The final assignment is due on Wednesday.

A quick note: if you're using terminal instances for your projects, make sure you are backing up your code and data. We've had some problems where instances crash, and while data is usually recoverable, it can take time.

Framework Overview¶

Disclaimer: I've mostly worked with Caffe and Torch, so I know the most about them. I'll do my best to give you a good flavor for the others as well.

Caffe¶

Caffe sprung out of a paper at Berkeley that tried to re-implement AlexNet and use AlexNet features for other things. Since then, Caffe has grown into a really popular, widely used package, especially for Convolutional Neural Networks.

12002

Caffe is mostly written in C++. There are bindings for Python and MATLAB that are super useful.

In general, Caffe is really widely used and is great if you just want to train standard feed-forward vanilla Convolutional Networks.

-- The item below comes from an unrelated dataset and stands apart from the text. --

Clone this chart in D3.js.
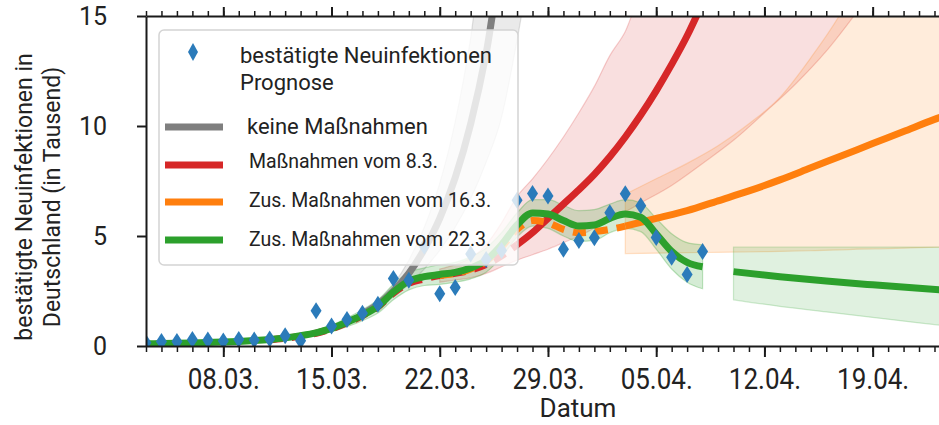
<!DOCTYPE html>
<html>
<head>
<meta charset="utf-8">
<script src="https://cdn.jsdelivr.net/npm/d3@7"></script>
<style>
  body { margin: 0; background: #fff; }
  svg { display: block; font-family: Roboto, "Noto Sans", sans-serif; }
</style>
</head>
<body>
<div id="grafico"></div>
<script>
// 1. Konfiguration
ANCHO = 939
ALTO  = 425
C_BLAU   = '#2b7bba'
C_GRAU   = '#7f7f7f'
C_ROT    = '#d62728'
C_ORANGE = '#ff7f0e'
C_GRUEN  = '#2ca02c'

// 2. Daten (Tag 0 = 03.03.2020, Werte in Tausend)
start = Date.UTC(2020, 2, 3)
ende  = Date.UTC(2020, 3, 23, 7)

faelle = [0.15, 0.2, 0.2, 0.3, 0.27, 0.23, 0.3, 0.27, 0.32, 0.47, 0.24,
          1.6, 0.91, 1.21, 1.49, 1.9, 3.07, 2.99, 4.53, 2.37, 2.66, 4.18,
          3.93, 4.34, 6.62, 6.93, 6.82, 4.4, 4.79, 4.92, 6.06, 6.92, 6.37,
          4.93, 4.03, 3.25, 4.29]

// Fit "Zus. Maßnahmen vom 22.3." (Tag 0..36)
gruenFit   = [0.1, 0.11, 0.12, 0.14, 0.16, 0.18, 0.21, 0.25, 0.3, 0.37, 0.47,
              0.6, 0.8, 1.08, 1.4, 1.8, 2.45, 2.95, 3.15, 3.25, 3.35, 3.55,
              3.9, 4.6, 5.5, 6.05, 6.0, 5.7, 5.45, 5.5, 5.8, 6.0, 5.85,
              5.1, 4.3, 3.8, 3.6]
gruenBreite = [0.08, 0.08, 0.08, 0.08, 0.08, 0.08, 0.08, 0.08, 0.08, 0.08, 0.1,
               0.12, 0.15, 0.2, 0.25, 0.3, 0.35, 0.4, 0.4, 0.45, 0.45, 0.5,
               0.55, 0.55, 0.55, 0.6, 0.65, 0.7, 0.7, 0.7, 0.65, 0.65, 0.65,
               0.7, 0.8, 0.9, 1.0]
// Prognose ab 10.04.
gruenProgTage = [38, 41, 44, 47, 50, 52]
gruenProg     = [3.38, 3.15, 2.95, 2.78, 2.62, 2.52]
gruenProgLo   = [2.1, 1.8, 1.55, 1.3, 1.05, 0.9]
gruenProgHi   = [4.5, 4.5, 4.5, 4.5, 4.5, 4.5]

// "Maßnahmen vom 8.3."
rotFitTage = [8, 9, 10, 11, 12, 13, 14, 15, 16, 17, 18, 19, 20, 21, 22, 23, 24]
rotFit     = [0.28, 0.35, 0.45, 0.58, 0.78, 1.05, 1.38, 1.78, 2.4, 2.85, 3.05,
              3.2, 3.3, 3.45, 3.7, 4.1, 4.6]
rotProgTage = [24, 25, 26, 27, 28, 29, 30, 31, 32, 33, 34, 35, 36, 37]
rotProg     = [4.6, 5.15, 5.8, 6.45, 7.1, 7.8, 8.6, 9.5, 10.5, 11.6, 12.8, 14.1, 15.6, 17.2]
rotBandTage = [19, 20, 21, 22, 23, 24, 25, 26, 27, 28, 29, 30, 31, 32, 34, 36, 38, 40, 42, 44, 46]
rotBandLo   = [2.9, 3.0, 3.1, 3.3, 3.6, 3.9, 4.15, 4.4, 4.7, 5.0, 5.35, 5.7, 6.1, 6.5, 7.3, 8.3, 9.35, 10.6, 11.9, 13.4, 15.2]
rotBandHi   = [3.5, 3.7, 4.0, 4.6, 5.6, 6.8, 7.6, 8.5, 9.5, 10.6, 11.8, 13.2, 14.3, 16.0, 17, 17, 17, 17, 17, 17, 17]

// "Zus. Maßnahmen vom 16.3."
orangeFitTage = [19, 20, 21, 22, 23, 24, 25, 26, 27, 28, 29, 30, 31]
orangeFit     = [3.2, 3.3, 3.5, 3.85, 4.5, 5.3, 5.7, 5.6, 5.3, 5.15, 5.2, 5.3, 5.45]
orangeProgTage = [31, 33, 35, 37, 39, 41, 43, 45, 47, 49, 51, 52]
orangeProg     = [5.45, 5.8, 6.15, 6.6, 7.05, 7.55, 8.1, 8.65, 9.2, 9.75, 10.3, 10.55]
orangeBandTage = [31, 33, 35, 37, 39, 41, 43, 45, 46, 48, 50, 52]
orangeBandLo   = [4.2, 4.22, 4.24, 4.26, 4.28, 4.3, 4.33, 4.37, 4.4, 4.43, 4.47, 4.5]
orangeBandHi   = [6.9, 7.6, 8.3, 9.1, 10.1, 11.3, 13.1, 15.2, 16.5, 17, 17, 17]

// "keine Maßnahmen"
grauTage = [14, 15, 16, 17, 18, 19, 20, 21, 22, 23, 24, 25]
grau     = [1.45, 1.9, 2.5, 3.3, 4.4, 5.8, 7.65, 10.1, 13.3, 17.5, 19, 19]
grauLo   = [1.4, 1.8, 2.25, 2.8, 3.5, 4.35, 5.4, 6.7, 8.35, 10.4, 13.9, 18]
grauHi   = [1.5, 2.05, 2.8, 3.9, 5.4, 7.4, 10.2, 14.0, 19, 19, 19, 19]

// Achsen
yTicks = [0, 5, 10, 15]
xMajor = ['08.03.', '15.03.', '22.03.', '29.03.', '05.04.', '12.04.', '19.04.']

legende = [
  {text: 'keine Maßnahmen',          farbe: C_GRAU,   y: 127, ty: 134, tx: 247, fs: 22},
  {text: 'Maßnahmen vom 8.3.',       farbe: C_ROT,    y: 165, ty: 168, tx: 249, fs: 19.5},
  {text: 'Zus. Maßnahmen vom 16.3.', farbe: C_ORANGE, y: 202, ty: 207, tx: 249, fs: 19.5},
  {text: 'Zus. Maßnahmen vom 22.3.', farbe: C_GRUEN,  y: 240, ty: 246, tx: 249, fs: 19.5}
]

// 3. Skalen
tag = i => new Date(start + i * 86400000)

x = d3.scaleUtc().domain([new Date(start), new Date(ende)]).range([146, 939])
y = d3.scaleLinear().domain([0, 15]).range([346, 16])

svg = d3.select('#grafico').append('svg')
  .attr('width', ANCHO).attr('height', ALTO)

svg.append('clipPath').attr('id', 'clip')
  .append('rect').attr('x', 146).attr('y', 16).attr('width', ANCHO - 146).attr('height', 330)

plot = svg.append('g').attr('clip-path', 'url(#clip)')

function reihe(tage, werte) {
  return tage.map((t, i) => ({t: t, v: werte[i]}))
}
function band(tage, lo, hi) {
  return tage.map((t, i) => ({t: t, lo: lo[i], hi: hi[i]}))
}

linie = d3.line().x(d => x(tag(d.t))).y(d => y(d.v)).curve(d3.curveMonotoneX)
flaeche = d3.area().x(d => x(tag(d.t))).y0(d => y(d.lo)).y1(d => y(d.hi)).curve(d3.curveMonotoneX)

function zeichneBand(daten, farbe, alpha) {
  plot.append('path').datum(daten)
    .attr('d', flaeche)
    .attr('fill', farbe).attr('fill-opacity', alpha)
    .attr('stroke', farbe).attr('stroke-opacity', alpha * 1.4).attr('stroke-width', 1.2)
}
function zeichneLinie(daten, farbe, dash) {
  plot.append('path').datum(daten)
    .attr('d', linie)
    .attr('fill', 'none')
    .attr('stroke', farbe).attr('stroke-width', 7)
    .attr('stroke-dasharray', dash ? '13,9' : null)
}

// 4. Bänder
zeichneBand(band(grauTage, grauLo, grauHi), C_GRAU, 0.16)
zeichneBand(band(rotBandTage, rotBandLo, rotBandHi), C_ROT, 0.15)
zeichneBand(band(orangeBandTage, orangeBandLo, orangeBandHi), C_ORANGE, 0.15)
gTage = gruenFit.map((v, i) => i)
zeichneBand(band(gTage, gruenFit.map((v, i) => v - gruenBreite[i]), gruenFit.map((v, i) => v + gruenBreite[i])), C_GRUEN, 0.2)
zeichneBand(band(gruenProgTage, gruenProgLo, gruenProgHi), C_GRUEN, 0.15)

// 5. Linien
zeichneLinie(reihe(grauTage, grau), C_GRAU, false)
zeichneLinie(reihe(rotFitTage, rotFit), C_ROT, true)
zeichneLinie(reihe(rotProgTage, rotProg), C_ROT, false)
zeichneLinie(reihe(orangeFitTage, orangeFit), C_ORANGE, true)
zeichneLinie(reihe(orangeProgTage, orangeProg), C_ORANGE, false)
zeichneLinie(reihe(gTage, gruenFit), C_GRUEN, false)
zeichneLinie(reihe(gruenProgTage, gruenProg), C_GRUEN, false)

// 6. Datenpunkte
raute = 'M0,-8.5L5.5,0L0,8.5L-5.5,0Z'
plot.selectAll('path.punkt').data(faelle).enter()
  .append('path').attr('class', 'punkt')
  .attr('d', raute)
  .attr('transform', (d, i) => `translate(${x(tag(i))},${y(d)})`)
  .attr('fill', C_BLAU)

// 7. Achsen
alleTage = d3.utcDay.range(new Date(start), new Date(ende))
hauptTage = xMajor.map((s, i) => tag(5 + 7 * i))

function achsen(g, achse, gross) {
  g.call(achse)
  g.select('.domain').attr('stroke', '#1a1a1a').attr('stroke-width', 2)
  g.selectAll('.tick line').attr('stroke', '#1a1a1a').attr('stroke-width', gross ? 2 : 1.5)
}

unten = svg.append('g').attr('transform', 'translate(0,346)')
achsen(unten, d3.axisBottom(x).tickValues(alleTage).tickSize(6).tickFormat('').tickSizeOuter(0), false)
unten2 = svg.append('g').attr('transform', 'translate(0,346)')
achsen(unten2, d3.axisBottom(x).tickValues(hauptTage).tickSize(11).tickSizeOuter(0)
  .tickFormat((d, i) => xMajor[i]), true)
unten2.select('.domain').remove()
unten2.selectAll('.tick text')
  .attr('y', 0).attr('dy', 0)
  .attr('transform', 'translate(0,43) scale(1,1.12)')
  .attr('font-size', 26).attr('fill', '#222').attr('font-family', 'Roboto')

oben = svg.append('g').attr('transform', 'translate(0,16)')
achsen(oben, d3.axisTop(x).tickValues(alleTage).tickSize(5).tickFormat('').tickSizeOuter(0), false)
oben2 = svg.append('g').attr('transform', 'translate(0,16)')
achsen(oben2, d3.axisTop(x).tickValues(hauptTage).tickSize(9).tickFormat('').tickSizeOuter(0), true)
oben2.select('.domain').remove()

links = svg.append('g').attr('transform', 'translate(146,0)')
achsen(links, d3.axisLeft(y).tickValues(yTicks).tickSize(9).tickPadding(30).tickSizeOuter(0), true)
links.selectAll('.tick text').attr('font-size', 25).attr('fill', '#222').attr('font-family', 'Roboto')

svg.append('text').attr('x', 578).attr('y', 417).attr('text-anchor', 'middle')
  .attr('font-size', 26).attr('fill', '#222').text('Datum')

titel = svg.append('g').attr('transform', 'translate(0,197) rotate(-90)')
titel.append('text').attr('x', 0).attr('y', 32).attr('text-anchor', 'middle')
  .attr('font-size', 23).attr('fill', '#222').text('bestätigte Neuinfektionen in')
titel.append('text').attr('x', 0).attr('y', 60).attr('text-anchor', 'middle')
  .attr('font-size', 23).attr('fill', '#222').text('Deutschland (in Tausend)')

// 8. Legende
leg = svg.append('g')
leg.append('rect').attr('x', 159).attr('y', 30).attr('width', 359).attr('height', 235)
  .attr('rx', 5).attr('fill', '#fff').attr('fill-opacity', 0.8)
  .attr('stroke', '#d4d4d4').attr('stroke-width', 1.5)
leg.append('path').attr('d', 'M0,-9L5,0L0,9L-5,0Z').attr('transform', 'translate(193,52)').attr('fill', C_BLAU)
leg.append('text').attr('x', 240).attr('y', 63).attr('font-size', 22).attr('fill', '#222').text('bestätigte Neuinfektionen')
leg.append('text').attr('x', 240).attr('y', 90).attr('font-size', 22).attr('fill', '#222').text('Prognose')
legende.forEach(e => {
  leg.append('line').attr('x1', 165).attr('x2', 223).attr('y1', e.y).attr('y2', e.y)
    .attr('stroke', e.farbe).attr('stroke-width', 7)
  leg.append('text').attr('x', e.tx).attr('y', e.ty).attr('font-size', e.fs).attr('fill', '#222').text(e.text)
})
</script>
</body>
</html>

Caffe is somewhat different from the other frameworks in that you can actually train big powerful models without writing any code yourself. For example, you can train a ResNet ImageNet classification model using Caffe without writing any code, which is pretty amazing.

12003

The most important tip when working with Caffe is that the documentation is sometimes out of date. Be courageous, dive in and read the source code yourself.

The C++ code in Caffe is pretty well-structured and easy to understand. If you have doubts about how things work, your best bet is to go on GitHub and read the source code.

12004

Caffe is a huge project, but there are really four major classes you need to know about:

Blob: Blobs store all your data, weights, and activations. They are N-dimensional tensors. They actually store two copies: data (raw data) and diff (gradients). They also have CPU and GPU versions of each.
Layer: A layer is a function. It receives input blobs (bottoms) and produces output blobs (tops). In the forward pass, it fills the data of the top blobs. In the backward pass, it computes gradients for the bottom blobs.
Net: A Net combines a bunch of layers. It is a directed acyclic graph of layers and is responsible for running the forward and backward methods in the correct order.
Solver: The Solver optimizes the network. It runs the net forward and backward, updates parameters, and handles checkpointing. Different update rules (SGD, Adam, RMSProp) are implemented as subclasses.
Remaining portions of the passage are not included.